Becky got her first novel, the acclaimed ‘He is Mine and I have No Other’ published last year. Was that a moment where you said, okay she is a writer, time to paint?
“I think when the business became more established as well. And when my youngest child Nancy going to school as well, I had no excuse. And certainly Becky achieving her creative endeavours, and also Becky not giving up on me, you know in terms of always saying, ‘Well when are going to do some painting?’ - you know encouraging me to paint. I wouldn’t have done this had she not kept on believing in me.”

Big deal
Rebecca wasn’t the only source of encouragement.
“Ralph, my youngest son said to me last year: ‘When I grow up I want to be an artist like you’. I just thought, my God, I’ve got to do some painting,” he says with a hearty laugh.
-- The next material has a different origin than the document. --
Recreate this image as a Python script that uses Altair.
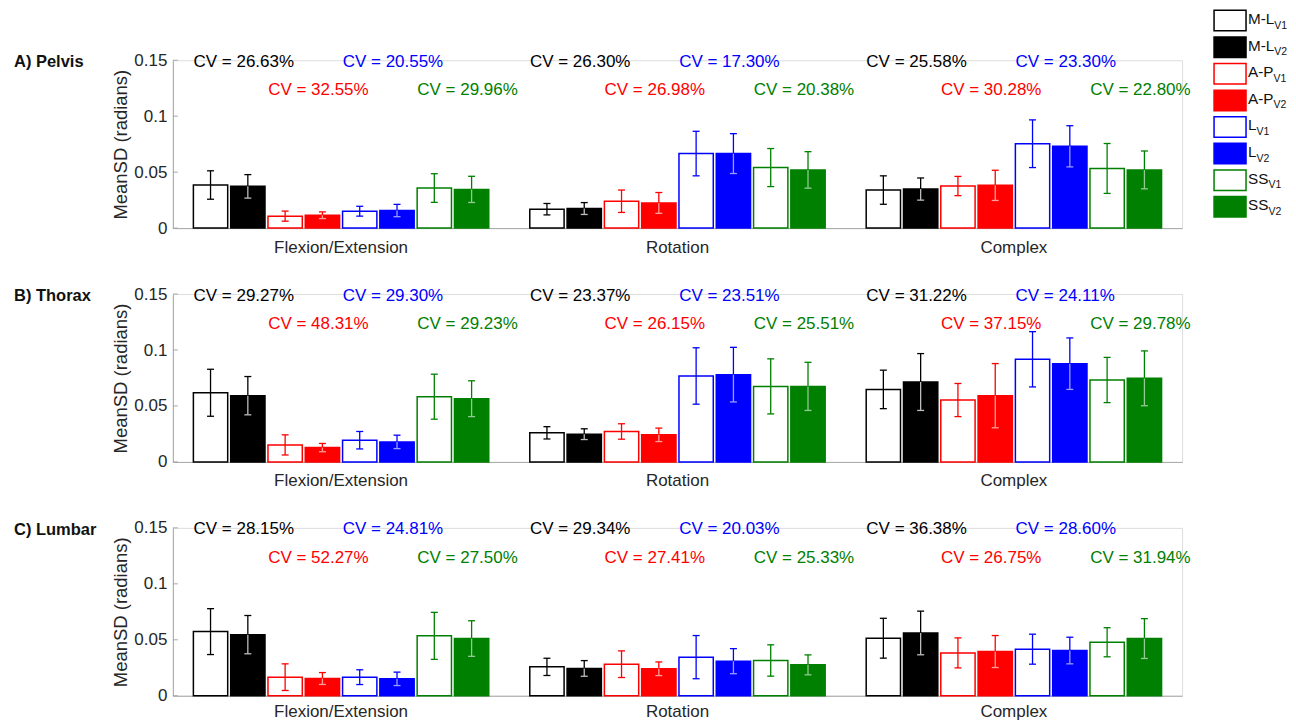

Will received support from Catriona O’Reilly of Cavan Arts, and more than anything the deadline for the July 18 launch has provided both an effective stick and carrot. He hopes that having this “cohesive body of work” will provide a basis from which to continue painting.
“It doesn’t sound like a big deal, but for me it is a big deal, and I love Cavan,” he says with genuine affection. He speaks of the inspiration he gets from the artists with whom he shares the Moth studio. 
How do you feel about exposing yourself, by putting work up on the wall?
“It’s weird isn’t it,” he says giving it consideration. “I don’t know – ask me on the night. It’s very odd. I’m mainly concerned with what my kids will think of it,” he says laughing.
Just like he’s reworking a painting, he considers the question again and gives it another stab, one that will remain: 
“Ultimately I want to be happy with the work – I think that’s the main thing, because I know myself if I think it’s good. I want to be able to look around and think, actually, that’s not bad. That’s what I want.”